Write out the data below exactly as given, without any of its pictures.

· · ·

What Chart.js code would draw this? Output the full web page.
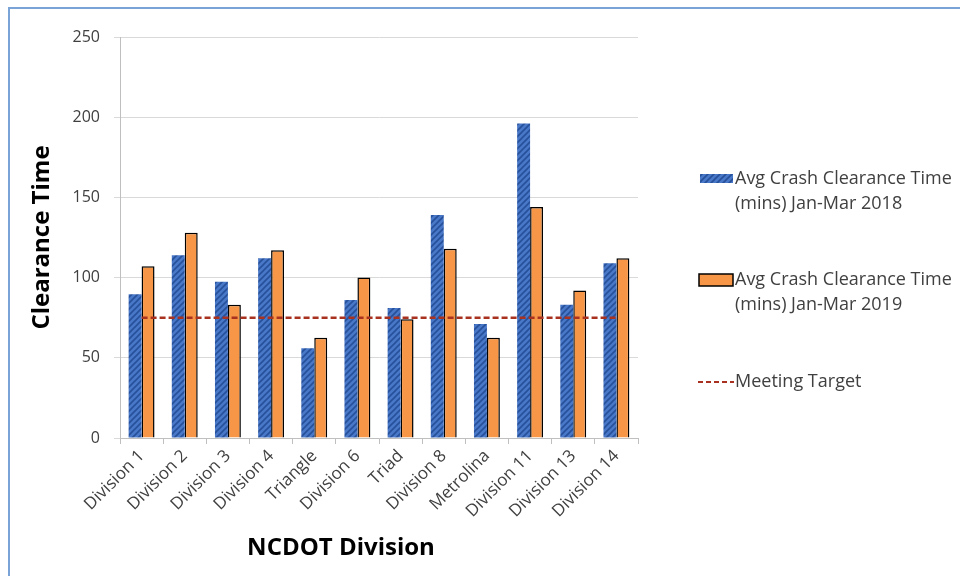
<!DOCTYPE html>
<html>
<head>
<meta charset="utf-8">
<script src="https://cdn.jsdelivr.net/npm/chart.js@4"></script>
<style>
  body { margin: 0; background: #fff; overflow: hidden; }
  #wrap { position: relative; width: 960px; height: 576px; }
  #frame {
    position: absolute; left: 8px; top: 7px; width: 1000px; height: 600px;
    border-left: 2px solid #7aa3d8; border-top: 2px solid #7aa3d8;
    pointer-events: none;
  }
</style>
</head>
<body>
<div id="wrap">
  <canvas id="Clearance-Chart"></canvas>
  <div id="frame"></div>
</div>
<script>
const divisions = [
  "Division 1",
  "Division 2",
  "Division 3",
  "Division 4",
  "Triangle",
  "Division 6",
  "Triad",
  "Division 8",
  "Metrolina",
  "Division 11",
  "Division 13",
  "Division 14",
];

const clearance2018 = [89.6, 114, 97.4, 112, 56, 86, 81, 139, 71, 196, 83, 109];
const clearance2019 = [107, 128, 83, 117, 62.5, 100, 74, 118, 62.5, 144, 92, 112];
const meetingTarget = [75, 75, 75, 75, 75, 75, 75, 75, 75, 75, 75, 75];

const legendLines = [
  ["Avg Crash Clearance Time", "(mins) Jan-Mar 2018"],
  ["Avg Crash Clearance Time", "(mins) Jan-Mar 2019"],
  ["Meeting Target"],
];

// diagonal hatch for the 2018 bars
function hatch() {
  const c = document.createElement("canvas");
  c.width = 6;
  c.height = 6;
  const g = c.getContext("2d");
  g.fillStyle = "#4a78c8";
  g.fillRect(0, 0, 6, 6);
  g.strokeStyle = "#27509a";
  g.lineWidth = 1.6;
  g.beginPath();
  g.moveTo(-1, 7); g.lineTo(7, -1);
  g.moveTo(-4, 4); g.lineTo(4, -4);
  g.moveTo(2, 10); g.lineTo(10, 2);
  g.stroke();
  return g.createPattern(c, "repeat");
}
const blueHatch = hatch();

const font = "'Open Sans', sans-serif";

// legend on the right + x axis title (sits left of centre in the original)
const sideLegend = {
  id: "sideLegend",
  afterDraw(chart) {
    const ctx = chart.ctx;
    ctx.save();
    ctx.textBaseline = "middle";
    const x = 735;
    const rows = [179, 280, 382];

    ctx.fillStyle = blueHatch;
    ctx.fillRect(700, rows[0] - 5, 33, 9);

    ctx.fillStyle = "#f79646";
    ctx.fillRect(699, rows[1] - 6, 34, 12);
    ctx.strokeStyle = "#000";
    ctx.lineWidth = 1.5;
    ctx.strokeRect(699, rows[1] - 6, 34, 12);

    ctx.strokeStyle = "#a8321f";
    ctx.lineWidth = 2;
    ctx.setLineDash([5, 3]);
    ctx.beginPath();
    ctx.moveTo(698, rows[2]);
    ctx.lineTo(734, rows[2]);
    ctx.stroke();
    ctx.setLineDash([]);

    ctx.font = "18px " + font;
    ctx.fillStyle = "#404040";
    legendLines.forEach((lines, i) => {
      lines.forEach((t, j) => ctx.fillText(t, x, rows[i] + j * 25));
    });

    ctx.font = "bold 24px " + font;
    ctx.fillStyle = "#000";
    ctx.textAlign = "center";
    ctx.fillText("NCDOT Division", 341, 548);
    ctx.restore();
  },
};

const data = {
  labels: divisions,
  datasets: [
    {
      type: "line",
      label: "Meeting Target",
      data: meetingTarget,
      borderColor: "#a8321f",
      borderWidth: 2.5,
      borderDash: [6, 3],
      pointRadius: 0,
      order: 0,
    },
    {
      label: "Avg Crash Clearance Time (mins) Jan-Mar 2018",
      data: clearance2018,
      backgroundColor: blueHatch,
      borderWidth: 0,
      order: 1,
    },
    {
      label: "Avg Crash Clearance Time (mins) Jan-Mar 2019",
      data: clearance2019,
      backgroundColor: "#f79646",
      borderColor: "#000",
      borderWidth: 1.5,
      order: 1,
    },
  ],
};

const config = {
  type: "bar",
  data: data,
  plugins: [sideLegend],
  options: {
    responsive: true,
    maintainAspectRatio: false,
    animation: false,
    layout: { padding: { left: 0, top: 37, right: 322, bottom: 0 } },
    datasets: { bar: { categoryPercentage: 0.6, barPercentage: 1 } },
    plugins: {
      legend: { display: false },
      tooltip: { enabled: false },
    },
    scales: {
      x: {
        afterFit: (s) => { s.height = 138; },
        grid: { drawOnChartArea: false, color: "#bfbfbf", tickLength: 6, offset: true },
        border: { color: "#bfbfbf" },
        ticks: {
          minRotation: 45,
          maxRotation: 45,
          color: "#404040",
          font: { family: font, size: 17 },
          padding: 2,
        },
      },
      y: {
        min: 0,
        max: 250,
        afterFit: (s) => { s.width = 120; },
        grid: { color: "#d9d9d9", tickLength: 6 },
        border: { color: "#bfbfbf" },
        ticks: {
          stepSize: 50,
          color: "#404040",
          font: { family: font, size: 16 },
          padding: 14,
        },
        title: {
          display: true,
          text: "Clearance Time",
          color: "#000",
          font: { family: font, size: 24, weight: "bold" },
          padding: { top: 28 },
        },
      },
    },
  },
};

let myChart = new Chart(document.getElementById("Clearance-Chart"), config);
</script>
</body>
</html>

· · ·

The result:
What Chart.js code would draw this? Output the full web page.
<!DOCTYPE html>
<html>
<head>
<meta charset="utf-8">
<script src="https://cdn.jsdelivr.net/npm/chart.js@4"></script>
<style>
  body { margin: 0; background: #fff; overflow: hidden; }
  #wrap { position: relative; width: 960px; height: 576px; }
  #frame {
    position: absolute; left: 8px; top: 7px; width: 1000px; height: 600px;
    border-left: 2px solid #7aa3d8; border-top: 2px solid #7aa3d8;
    pointer-events: none;
  }
</style>
</head>
<body>
<div id="wrap">
  <canvas id="Clearance-Chart"></canvas>
  <div id="frame"></div>
</div>
<script>
const divisions = [
  "Division 1",
  "Division 2",
  "Division 3",
  "Division 4",
  "Triangle",
  "Division 6",
  "Triad",
  "Division 8",
  "Metrolina",
  "Division 11",
  "Division 13",
  "Division 14",
];

const clearance2018 = [89.6, 114, 97.4, 112, 56, 86, 81, 139, 71, 196, 83, 109];
const clearance2019 = [107, 128, 83, 117, 62.5, 100, 74, 118, 62.5, 144, 92, 112];
const meetingTarget = [75, 75, 75, 75, 75, 75, 75, 75, 75, 75, 75, 75];

const legendLines = [
  ["Avg Crash Clearance Time", "(mins) Jan-Mar 2018"],
  ["Avg Crash Clearance Time", "(mins) Jan-Mar 2019"],
  ["Meeting Target"],
];

// diagonal hatch for the 2018 bars
function hatch() {
  const c = document.createElement("canvas");
  c.width = 6;
  c.height = 6;
  const g = c.getContext("2d");
  g.fillStyle = "#4a78c8";
  g.fillRect(0, 0, 6, 6);
  g.strokeStyle = "#27509a";
  g.lineWidth = 1.6;
  g.beginPath();
  g.moveTo(-1, 7); g.lineTo(7, -1);
  g.moveTo(-4, 4); g.lineTo(4, -4);
  g.moveTo(2, 10); g.lineTo(10, 2);
  g.stroke();
  return g.createPattern(c, "repeat");
}
const blueHatch = hatch();

const font = "'Open Sans', sans-serif";

// legend on the right + x axis title (sits left of centre in the original)
const sideLegend = {
  id: "sideLegend",
  afterDraw(chart) {
    const ctx = chart.ctx;
    ctx.save();
    ctx.textBaseline = "middle";
    const x = 735;
    const rows = [179, 280, 382];

    ctx.fillStyle = blueHatch;
    ctx.fillRect(700, rows[0] - 5, 33, 9);

    ctx.fillStyle = "#f79646";
    ctx.fillRect(699, rows[1] - 6, 34, 12);
    ctx.strokeStyle = "#000";
    ctx.lineWidth = 1.5;
    ctx.strokeRect(699, rows[1] - 6, 34, 12);

    ctx.strokeStyle = "#a8321f";
    ctx.lineWidth = 2;
    ctx.setLineDash([5, 3]);
    ctx.beginPath();
    ctx.moveTo(698, rows[2]);
    ctx.lineTo(734, rows[2]);
    ctx.stroke();
    ctx.setLineDash([]);

    ctx.font = "18px " + font;
    ctx.fillStyle = "#404040";
    legendLines.forEach((lines, i) => {
      lines.forEach((t, j) => ctx.fillText(t, x, rows[i] + j * 25));
    });

    ctx.font = "bold 24px " + font;
    ctx.fillStyle = "#000";
    ctx.textAlign = "center";
    ctx.fillText("NCDOT Division", 341, 548);
    ctx.restore();
  },
};

const data = {
  labels: divisions,
  datasets: [
    {
      type: "line",
      label: "Meeting Target",
      data: meetingTarget,
      borderColor: "#a8321f",
      borderWidth: 2.5,
      borderDash: [6, 3],
      pointRadius: 0,
      order: 0,
    },
    {
      label: "Avg Crash Clearance Time (mins) Jan-Mar 2018",
      data: clearance2018,
      backgroundColor: blueHatch,
      borderWidth: 0,
      order: 1,
    },
    {
      label: "Avg Crash Clearance Time (mins) Jan-Mar 2019",
      data: clearance2019,
      backgroundColor: "#f79646",
      borderColor: "#000",
      borderWidth: 1.5,
      order: 1,
    },
  ],
};

const config = {
  type: "bar",
  data: data,
  plugins: [sideLegend],
  options: {
    responsive: true,
    maintainAspectRatio: false,
    animation: false,
    layout: { padding: { left: 0, top: 37, right: 322, bottom: 0 } },
    datasets: { bar: { categoryPercentage: 0.6, barPercentage: 1 } },
    plugins: {
      legend: { display: false },
      tooltip: { enabled: false },
    },
    scales: {
      x: {
        afterFit: (s) => { s.height = 138; },
        grid: { drawOnChartArea: false, color: "#bfbfbf", tickLength: 6, offset: true },
        border: { color: "#bfbfbf" },
        ticks: {
          minRotation: 45,
          maxRotation: 45,
          color: "#404040",
          font: { family: font, size: 17 },
          padding: 2,
        },
      },
      y: {
        min: 0,
        max: 250,
        afterFit: (s) => { s.width = 120; },
        grid: { color: "#d9d9d9", tickLength: 6 },
        border: { color: "#bfbfbf" },
        ticks: {
          stepSize: 50,
          color: "#404040",
          font: { family: font, size: 16 },
          padding: 14,
        },
        title: {
          display: true,
          text: "Clearance Time",
          color: "#000",
          font: { family: font, size: 24, weight: "bold" },
          padding: { top: 28 },
        },
      },
    },
  },
};

let myChart = new Chart(document.getElementById("Clearance-Chart"), config);
</script>
</body>
</html>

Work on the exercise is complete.